Una ricerca coordinata dal CNR studia trattamenti preventivi e cure per il degrado delle lampade di design.
6 giugno 2012 06:11
Utilizzando una avanzata tecnica a infrarosso, un gruppo di ricerca internazionale guidato dal CNR sta studiando all’ESRF di Grenoble alcuni modelli di lampade realizzate in materiale polimerico esposte presso il Museo del design della Triennale di Milano, con l'obiettivo di mettere a punto un trattamento preventivo o curativo per preservarle dal degrado.
Come noto, le plastiche e le fibre sintetiche sono soggette ad un lento degrado nel tempo quando sottoposte all'effetto combinato di luce solare, calore e sollecitazioni meccaniche. Una perdita di caratteristiche meccaniche ed estetiche che, se negli oggetti di uso quotidiano è difficilmente percepibile, essendo la vita utile generalmente molto breve, assume importanza quando si tratta di opere d'arte o manufatti di pregio. E' questo il caso delle famose lampade Taraxacum e Fantasma degli anni ’60, oggetti pregiati per collezionisti e musei, progettati da rinomati designer come Achille e Pier Giacomo Castiglioni.
Il polivinilacetato (PVA) additivato con DBP e altri ftalati utilizzato per realizzare questi oggetti, commercializzato con il marchio Cocoon (bozzolo), è applicato a spruzzo, in forma di microfilamenti, su una struttura di metallo; si forma così una sorta di ragnatela - un bozzolo, appunto - che forma una membrana impermeabile. Per la sua capacità di diffondere una luce gradevole e naturale è stato utilizzato in passato dai designer italiani per realizzare lampade di ogni forma e dimensione (qui un approfondimento). Il materiale era stato sviluppato originariamente per proteggere i mezzi militari in disuso dalle intemperie; oggi, con lo stesso marchio, ma con una composizione diversa, viene commercializzato da Andek.

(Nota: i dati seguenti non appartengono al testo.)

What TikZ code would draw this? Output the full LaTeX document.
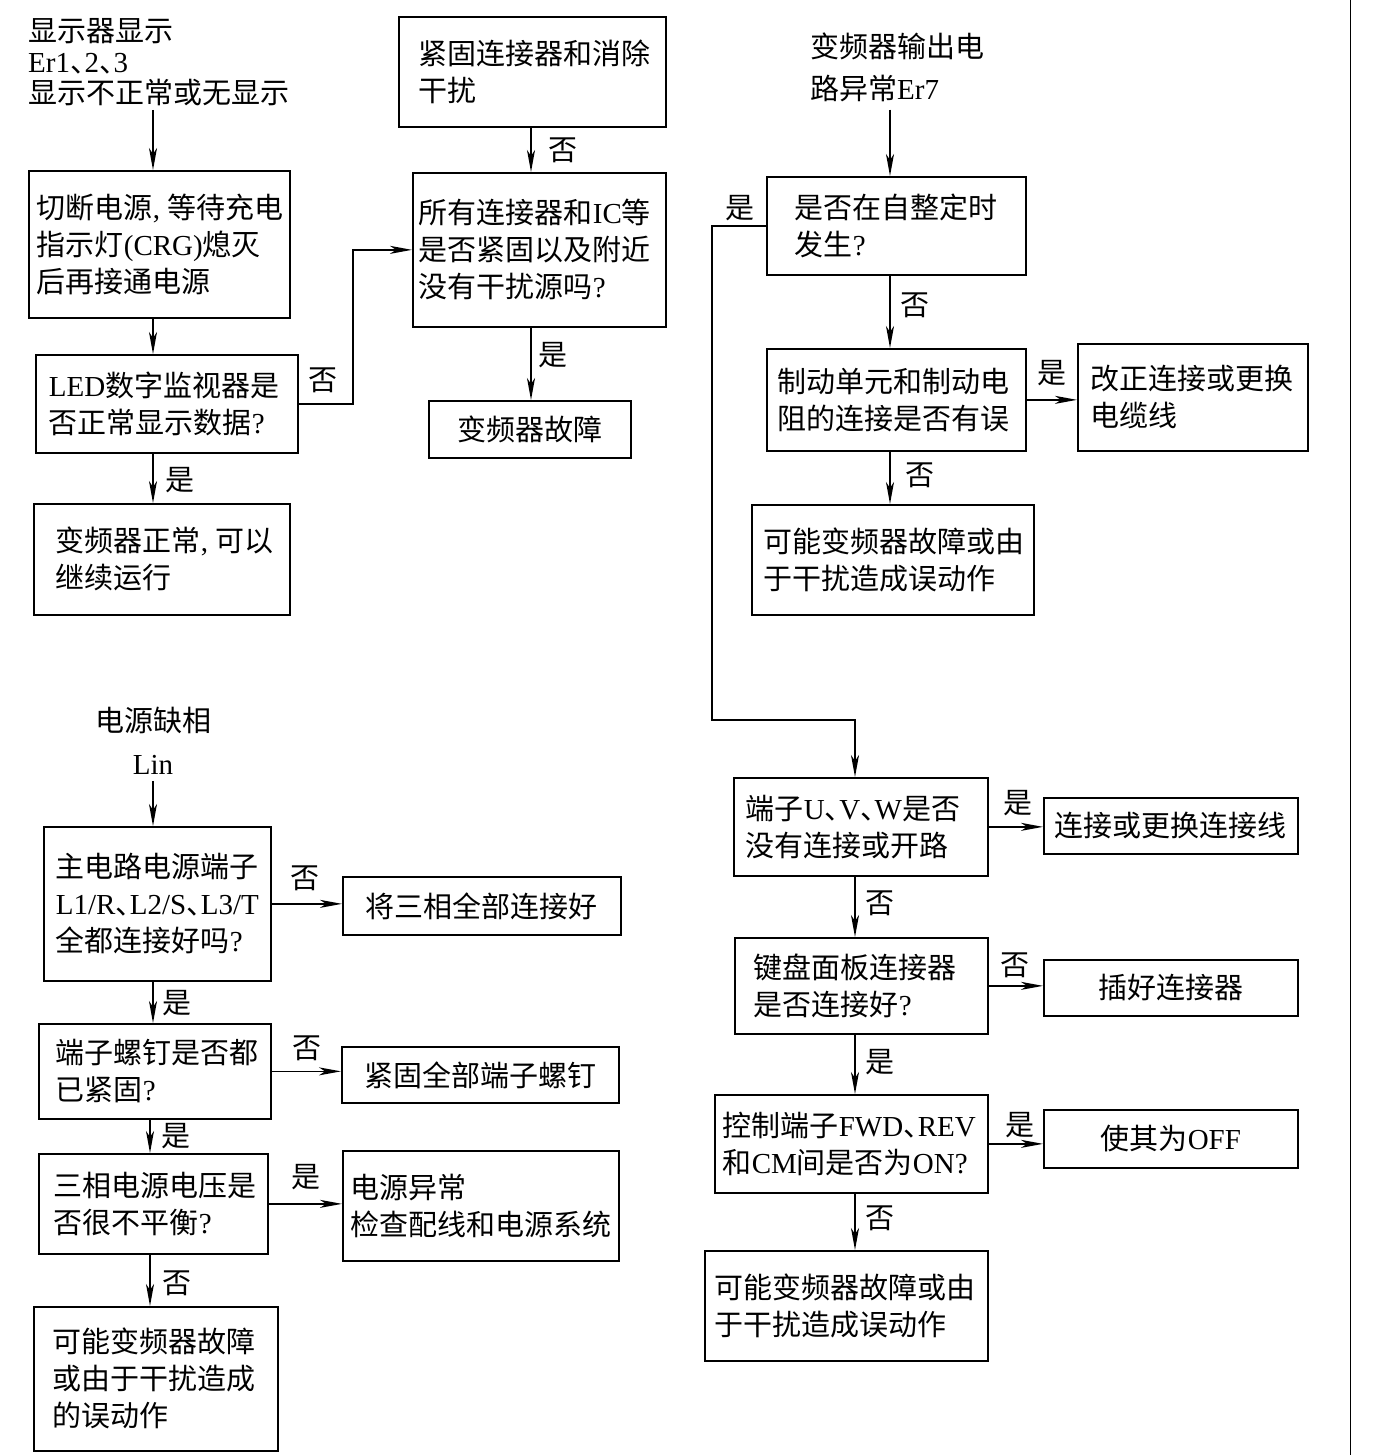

Il team di ricercatori coordinato da Austin Nevin dell’Istituto di fotonica e nanotecnologie del Consiglio nazionale delle ricerche (IFN-CNR) si è recato nei laboratori dell'European Synchrotron Radiation Facility (ESRF) di Grenoble per individuare le cause del degrado; progetto che ha visto impegnato anche il Laboratorio 'Giulio Natta' del Politecnico di Milano, guidato da Lucia Toniolo, responsabile del gruppo di ricerca Midar, per lo studio dei materiali e delle superfici del patrimonio culturale.

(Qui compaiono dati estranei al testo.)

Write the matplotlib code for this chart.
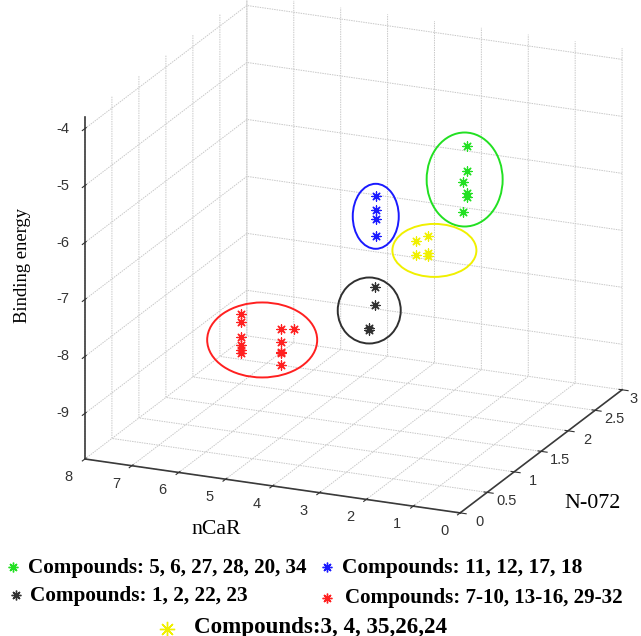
import numpy as np
import matplotlib
matplotlib.use("Agg")
import matplotlib.pyplot as plt
from matplotlib.patches import Ellipse
from mpl_toolkits.mplot3d import proj3d

# ---------------- data ----------------
x_ticks = [0, 1, 2, 3, 4, 5, 6, 7, 8]
y_ticks = [0, 0.5, 1, 1.5, 2, 2.5, 3]
z_ticks = [-9, -8, -7, -6, -5, -4]
x_lim = (8, 0)          # nCaR axis is reversed
y_lim = (0, 3)
z_lim = (-9.8, -3.8)

green_ncar = [1.0, 1.0, 1.1, 1.0, 1.0, 1.1]
green_n072 = [1, 1, 1, 1, 1, 1]
green_be = [-4.20, -4.64, -4.84, -5.02, -5.09, -5.37]

blue_ncar = [2.95, 2.95, 2.95, 2.95]
blue_n072 = [1, 1, 1, 1]
blue_be = [-5.31, -5.55, -5.71, -6.01]

black_ncar = [2.96, 2.96, 3.09, 3.09]
black_n072 = [1, 1, 1, 1]
black_be = [-6.91, -7.22, -7.64, -7.67]

yellow_ncar = [2.09, 1.83, 2.09, 1.83, 1.83]
yellow_n072 = [1, 1, 1, 1, 1]
yellow_be = [-6.00, -5.88, -6.24, -6.18, -6.23]

red_ncar = [5.82, 5.82, 5.82, 5.82, 5.82, 5.82, 4.97, 4.97, 4.97, 4.97, 4.97, 4.69]
red_n072 = [1, 1, 1, 1, 1, 1, 1, 1, 1, 1, 1, 1]
red_be = [-7.72, -7.86, -8.12, -8.26, -8.35, -8.40,
          -7.88, -8.11, -8.28, -8.30, -8.52, -7.85]

label_green = "Compounds: 5, 6, 27, 28, 20, 34"
label_blue = "Compounds: 11, 12, 17, 18"
label_black = "Compounds: 1, 2, 22, 23"
label_red = "Compounds: 7-10, 13-16, 29-32"
label_yellow = "Compounds:3, 4, 35,26,24"

x_label = "nCaR"
y_label = "N-072"
z_label = "Binding energy"

# ---------------- style ----------------
W, H = 641, 636
C_GREEN = "#22e022"
C_BLUE = "#1a1aff"
C_BLACK = "#303030"
C_YELLOW = "#f0f000"
C_RED = "#ff2020"
C_TICK = "#333333"
AST = (8, 2, 0)

plt.rcParams["font.family"] = ["Liberation Sans", "DejaVu Sans"]
plt.rcParams["grid.color"] = "#c8c8c8"
plt.rcParams["grid.linewidth"] = 0.7
plt.rcParams["grid.linestyle"] = (0, (1.5, 1))

fig = plt.figure(figsize=(W / 100, H / 100), dpi=100)
fig.patch.set_facecolor("white")
S0 = 520
ax = fig.add_axes([0.1, 0.15, S0 / W, S0 / H], projection="3d")
ax.set_proj_type("ortho")
ax.view_init(elev=19.3, azim=-66.5)
ax.set_box_aspect((409, 406, 362))
ax.set_facecolor("white")

groups = [
    (green_ncar, green_n072, green_be, C_GREEN),
    (blue_ncar, blue_n072, blue_be, C_BLUE),
    (black_ncar, black_n072, black_be, C_BLACK),
    (yellow_ncar, yellow_n072, yellow_be, C_YELLOW),
    (red_ncar, red_n072, red_be, C_RED),
]
for gx, gy, gz, c in groups:
    ax.scatter(gx, gy, gz, marker=AST, s=44, c=c, linewidths=0.9,
               depthshade=False)

ax.set_xlim(*x_lim)
ax.set_ylim(*y_lim)
ax.set_zlim(*z_lim)
ax.set_xticks(x_ticks)
ax.set_yticks(y_ticks)
ax.set_zticks(z_ticks)
ax.set_xticklabels([])
ax.set_yticklabels([])
ax.set_zticklabels([])
for axis in (ax.xaxis, ax.yaxis, ax.zaxis):
    axis.set_pane_color((1, 1, 1, 0))
    axis.line.set_color("#3a3a3a")
    axis.line.set_linewidth(1.2)
ax.zaxis.set_ticks_position("lower")
ax.zaxis.set_label_position("lower")
ax.tick_params(axis="both", colors=C_TICK)

corners = []
targets = []
base_img = {(0, 0): (460, 513), (8, 0): (85, 459), (0, 3): (622, 390), (8, 3): (247, 336)}
for (cx, cy), (px, py) in base_img.items():
    for cz, dz in ((z_lim[0], 0), (z_lim[1], -342)):
        corners.append((cx, cy, cz))
        targets.append((px, H - (py + dz)))
targets = np.array(targets, float)


def project(xs, ys, zs):
    M = ax.get_proj()
    X, Y, _ = proj3d.proj_transform(np.asarray(xs, float), np.asarray(ys, float),
                                    np.asarray(zs, float), M)
    return ax.transData.transform(np.column_stack([X, Y]))


for _ in range(2):
    fig.canvas.draw()
    cs = np.array(corners, float)
    p = project(cs[:, 0], cs[:, 1], cs[:, 2])
    bb = ax.get_position()
    P0 = np.array([bb.x0 * W, bb.y0 * H])
    S = bb.width * W
    u = (p - P0) / S
    n = len(u)
    A = np.zeros((2 * n, 3))
    b = np.zeros(2 * n)
    A[:n, 0] = 1
    A[:n, 2] = u[:, 0]
    b[:n] = targets[:, 0]
    A[n:, 1] = 1
    A[n:, 2] = u[:, 1]
    b[n:] = targets[:, 1]
    sol, *_ = np.linalg.lstsq(A, b, rcond=None)
    a0, b0, s1 = sol
    ax.set_position([a0 / W, b0 / H, s1 / W, s1 / H])

fig.canvas.draw()

# ---------------- overlay (image-pixel coordinates) ----------------
ov = fig.add_axes([0, 0, 1, 1], zorder=5)
ov.set_xlim(0, W)
ov.set_ylim(H, 0)
ov.axis("off")


def to_img(xs, ys, zs):
    pp = project(xs, ys, zs)
    return pp[:, 0], H - pp[:, 1]


# tick labels placed next to the projected tick positions
TICK_FS = 10.5
n = len(x_ticks)
px, py = to_img(x_ticks, [y_lim[0]] * n, [z_lim[0]] * n)
for v, xx, yy in zip(x_ticks, px, py):
    ov.text(xx - 16, yy + 18, f"{v:g}", fontsize=TICK_FS, color=C_TICK,
            ha="center", va="center", clip_on=False)
n = len(y_ticks)
px, py = to_img([x_lim[1]] * n, y_ticks, [z_lim[0]] * n)
for v, xx, yy in zip(y_ticks, px, py):
    ov.text(min(xx + 19, W - 7), yy + 9, f"{v:g}", fontsize=TICK_FS, color=C_TICK,
            ha="center", va="center", clip_on=False)
n = len(z_ticks)
px, py = to_img([x_lim[0]] * n, [y_lim[0]] * n, z_ticks)
for v, xx, yy in zip(z_ticks, px, py):
    ov.text(xx - 16, yy, f"{v:g}", fontsize=TICK_FS, color=C_TICK,
            ha="right", va="center", clip_on=False)

ell_style = [  # (dx, dy, width, height)
    (-1, -4, 76, 94),
    (0, 1, 46, 65),
    (-3, -2, 63, 66),
    (11, 2, 84, 53),
    (0, -1, 110, 75),
]
for (gx, gy, gz, c), (dx, dy, ew, eh) in zip(groups, ell_style):
    ex, ey = to_img(gx, gy, gz)
    ov.add_patch(Ellipse((ex.mean() + dx, ey.mean() + dy), ew, eh,
                         fill=False, ec=c, lw=1.4))

renderer = fig.canvas.get_renderer()


def fit_text(x, y, s, target_w, **kw):
    t = ov.text(x, y, s, fontsize=12, **kw)
    ext = t.get_window_extent(renderer)
    w = max(ext.width, ext.height) if kw.get("rotation") else ext.width
    t.set_fontsize(12 * target_w / w)
    return t


serif = ["Liberation Serif", "DejaVu Serif"]
fit_text(23, 265, z_label, 115, family=serif, rotation=90, ha="center", va="center")
fit_text(216, 530, x_label, 49, family=serif, ha="center", va="center")
fit_text(593, 503, y_label, 56, family=serif, ha="center", va="center")

legend_items = [  # label, colour, marker x, marker y, text x, text y, width, marker size
    (label_green, C_GREEN, 13, 567, 28, 568, 279, 7),
    (label_blue, C_BLUE, 327, 567, 342, 568, 238, 7),
    (label_black, C_BLACK, 16, 595, 30, 596, 217, 7),
    (label_red, C_RED, 327, 598, 345, 598, 278, 7),
    (label_yellow, C_YELLOW, 167, 629, 194, 627, 252, 11),
]
for lab, c, mx, my, tx, ty, tw, ms in legend_items:
    ov.plot([mx], [my], marker=AST, ms=ms, mew=1.0, color=c, ls="none")
    fit_text(tx, ty, lab, tw, family=serif, weight="bold", ha="left", va="center")

fig.savefig("out.png", dpi=100, facecolor="white")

“La causa del degrado è nella composizione chimica di questi oggetti, che integra le lunghe molecole dei polimeri con additivi che conferiscono al materiale le proprietà desiderate: plasticità, lavorabilità, colore, resistenza alla temperatura - spiega Austin Nevin -. Quando i legami chimici tra i vari componenti si spezzano e gli additivi migrano e si allontanano, il materiale perde tali proprietà". "All’Esrf - aggiunge -, abbiamo utilizzato fasci molto intensi di luce all’infrarosso, la migliore per studiare le trasformazioni chimiche nei polimeri. I raggi impiegati per entrare nel sottilissimo e superficiale strato di polimero sono mille volte più sottili di un capello umano e rendono possibili l’identificazione delle trasformazioni chimiche e la mappatura dettagliata dei fenomeni del degrado”.

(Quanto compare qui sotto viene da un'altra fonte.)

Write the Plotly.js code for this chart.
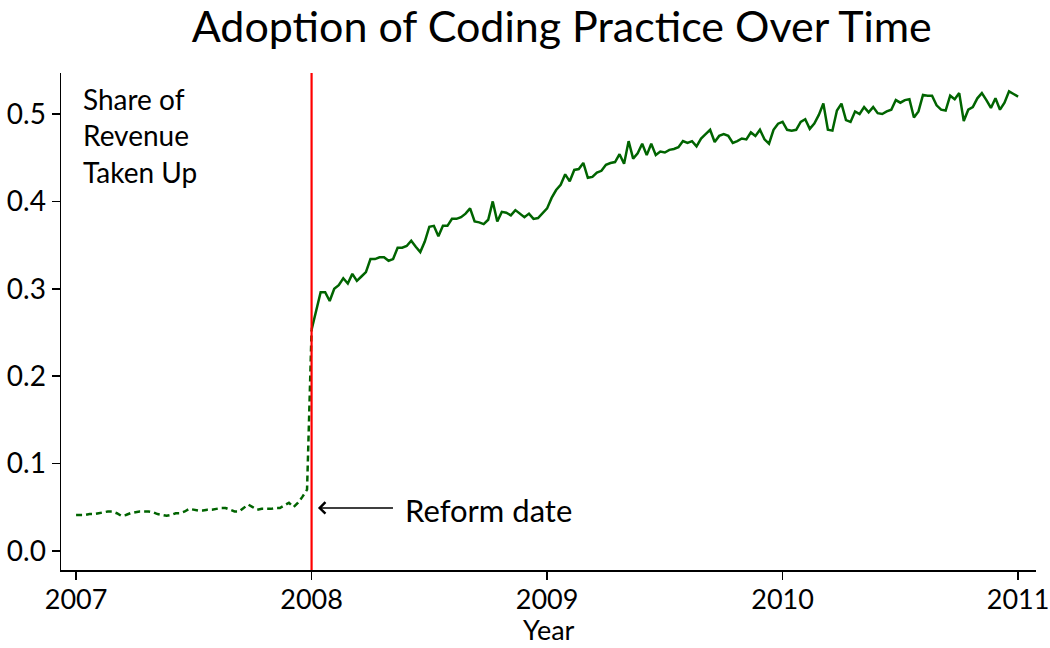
<!DOCTYPE html>
<html>
<head>
<meta charset="utf-8">
<script src="https://cdn.plot.ly/plotly-3.0.1.min.js"></script>
<style>html,body{margin:0;padding:0;background:#fff;}#chart{width:1050px;height:648px;}</style>
</head>
<body>
<div id="chart"></div>
<script>
// Weekly share of revenue taken up, 2007 (pre-reform, dashed)
const preStartYear = 2007;
const preValues = [
  0.041, 0.041, 0.041, 0.042, 0.042, 0.043, 0.044, 0.045, 0.045, 0.043,
  0.040, 0.041, 0.043, 0.044, 0.045, 0.045, 0.045, 0.044, 0.042, 0.041,
  0.040, 0.041, 0.043, 0.043, 0.045, 0.048, 0.047, 0.046, 0.046, 0.047,
  0.047, 0.048, 0.049, 0.049, 0.047, 0.045, 0.045, 0.049, 0.053, 0.050,
  0.047, 0.048, 0.048, 0.048, 0.049, 0.049, 0.052, 0.055, 0.050, 0.055,
  0.062, 0.070
];
// Weekly share after the reform, 2008-2010 (solid)
const postStartYear = 2008;
const postValues = [
  0.253, 0.274, 0.296, 0.296, 0.286, 0.300, 0.304, 0.312, 0.306, 0.317,
  0.309, 0.314, 0.319, 0.334, 0.334, 0.336, 0.336, 0.332, 0.334, 0.347,
  0.347, 0.349, 0.355, 0.348, 0.342, 0.354, 0.371, 0.372, 0.360, 0.372,
  0.372, 0.380, 0.380, 0.382, 0.386, 0.392, 0.377, 0.376, 0.374, 0.379,
  0.400, 0.377, 0.388, 0.387, 0.384, 0.390, 0.386, 0.382, 0.386, 0.380,
  0.381, 0.386, 0.392, 0.404, 0.413, 0.419, 0.431, 0.423, 0.436, 0.437,
  0.444, 0.427, 0.428, 0.433, 0.435, 0.442, 0.444, 0.445, 0.454, 0.443,
  0.469, 0.449, 0.455, 0.466, 0.453, 0.466, 0.453, 0.457, 0.456, 0.459,
  0.460, 0.462, 0.469, 0.467, 0.469, 0.463, 0.472, 0.477, 0.482, 0.468,
  0.475, 0.477, 0.475, 0.467, 0.469, 0.472, 0.471, 0.479, 0.475, 0.482,
  0.471, 0.466, 0.482, 0.489, 0.491, 0.482, 0.481, 0.482, 0.491, 0.494,
  0.483, 0.489, 0.499, 0.512, 0.482, 0.481, 0.504, 0.512, 0.493, 0.491,
  0.503, 0.500, 0.508, 0.502, 0.508, 0.501, 0.500, 0.503, 0.505, 0.516,
  0.513, 0.516, 0.517, 0.496, 0.503, 0.522, 0.521, 0.521, 0.510, 0.505,
  0.504, 0.521, 0.517, 0.524, 0.492, 0.505, 0.508, 0.518, 0.524, 0.516,
  0.507, 0.518, 0.505, 0.513, 0.526, 0.523, 0.520
];
const reformYear = 2008;
const xTickVals = [2007, 2008, 2009, 2010, 2011];
const yTickVals = [0.0, 0.1, 0.2, 0.3, 0.4, 0.5];
const panelLabelLines = ['Share of', 'Revenue', 'Taken Up'];

const preX = preValues.map((_, i) => preStartYear + i / 52);
const postX = postValues.map((_, i) => postStartYear + i / 52);
// dashed trace joins the first post-reform week
const preXJoined = preX.concat([postX[0]]);
const preYJoined = preValues.concat([postValues[0]]);

const FONT = 'Lato, "DejaVu Sans", sans-serif';
const green = '#006400';

const traces = [
  {x: preXJoined, y: preYJoined, type: 'scatter', mode: 'lines',
   line: {color: green, width: 2.5, dash: '6px,4px'}, hoverinfo: 'skip', showlegend: false},
  {x: postX, y: postValues, type: 'scatter', mode: 'lines',
   line: {color: green, width: 2.5}, hoverinfo: 'skip', showlegend: false}
];

const annotations = [
  {xref: 'paper', yref: 'paper', x: 0.0205, y: 0.985, xanchor: 'left', yanchor: 'top',
   align: 'left', showarrow: false, text: panelLabelLines.join('<br>'),
   font: {size: 28, family: FONT, color: '#000'}},
  {xref: 'x', yref: 'y', x: 2008.027, y: 0.049, ax: 2008.352, ay: 0.049,
   axref: 'x', ayref: 'y', text: '', showarrow: true, arrowhead: 4, arrowsize: 1.3,
   arrowwidth: 1.7, arrowcolor: '#000'},
  {xref: 'x', yref: 'y', x: 2008.39, y: 0.047, xanchor: 'left', yanchor: 'middle',
   showarrow: false, text: 'Reform date', font: {size: 31, family: FONT, color: '#000'}},
  {xref: 'paper', yref: 'paper', x: 0.5, y: -0.1575, xanchor: 'center', yanchor: 'bottom',
   showarrow: false, text: 'Year', font: {size: 27, family: FONT, color: '#000'}}
];

const layout = {
  width: 1050, height: 648,
  paper_bgcolor: '#fff', plot_bgcolor: '#fff',
  margin: {l: 61, r: 14, t: 73, b: 78},
  font: {family: FONT, color: '#000', size: 27},
  title: {text: 'Adoption of Coding Practice Over Time', x: 0.535, xanchor: 'center',
          y: 0.958, yanchor: 'middle', font: {family: FONT, size: 43, color: '#000'}},
  xaxis: {range: [2006.936, 2011.076], tickvals: xTickVals, ticktext: xTickVals.map(String),
          ticks: 'outside', ticklen: 8, tickwidth: 1.5, tickcolor: '#000', ticklabeloverflow: 'allow',
          ticklabelstandoff: -3,
          showline: true, linecolor: '#000', linewidth: 1.5, showgrid: false, zeroline: false,
          tickfont: {size: 27}},
  yaxis: {range: [-0.022, 0.547], tickvals: yTickVals, tickformat: '.1f',
          ticks: 'outside', ticklen: 8, tickwidth: 1.5, tickcolor: '#000',
          showline: true, linecolor: '#000', linewidth: 1.5, showgrid: false, zeroline: false,
          tickfont: {size: 28}},
  shapes: [
    {type: 'line', xref: 'x', yref: 'paper', x0: reformYear, x1: reformYear, y0: 0, y1: 1,
     line: {color: '#ff0000', width: 2.2}, layer: 'above'}
  ],
  annotations: annotations
};

Plotly.newPlot('chart', traces, layout, {staticPlot: true, displayModeBar: false});
</script>
</body>
</html>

I ricercatori hanno appena terminato un run continuativo di 96 ore all’Esrf: “Ci vorrà ancora del tempo, ma, una volta evidenziata l’origine della decomposizione del polimero, sarà possibile sviluppare trattamenti chimici per la conservazione degli oggetti”, conclude Nevin. Anche questi trattamenti verranno verificati all’Esrf, un centro di ricerca internazionale finanziato da 19 Paesi, compresa l’Italia (15%), di cui fa parte anche il CNR. Il sincrotrone utilizza la sorgente di raggi X più intensa al mondo: 41 stazioni sperimentali vengono utilizzate annualmente per 1.500 progetti scientifici, principalmente nei settori dei materiali avanzati, ambiente, energia, salute.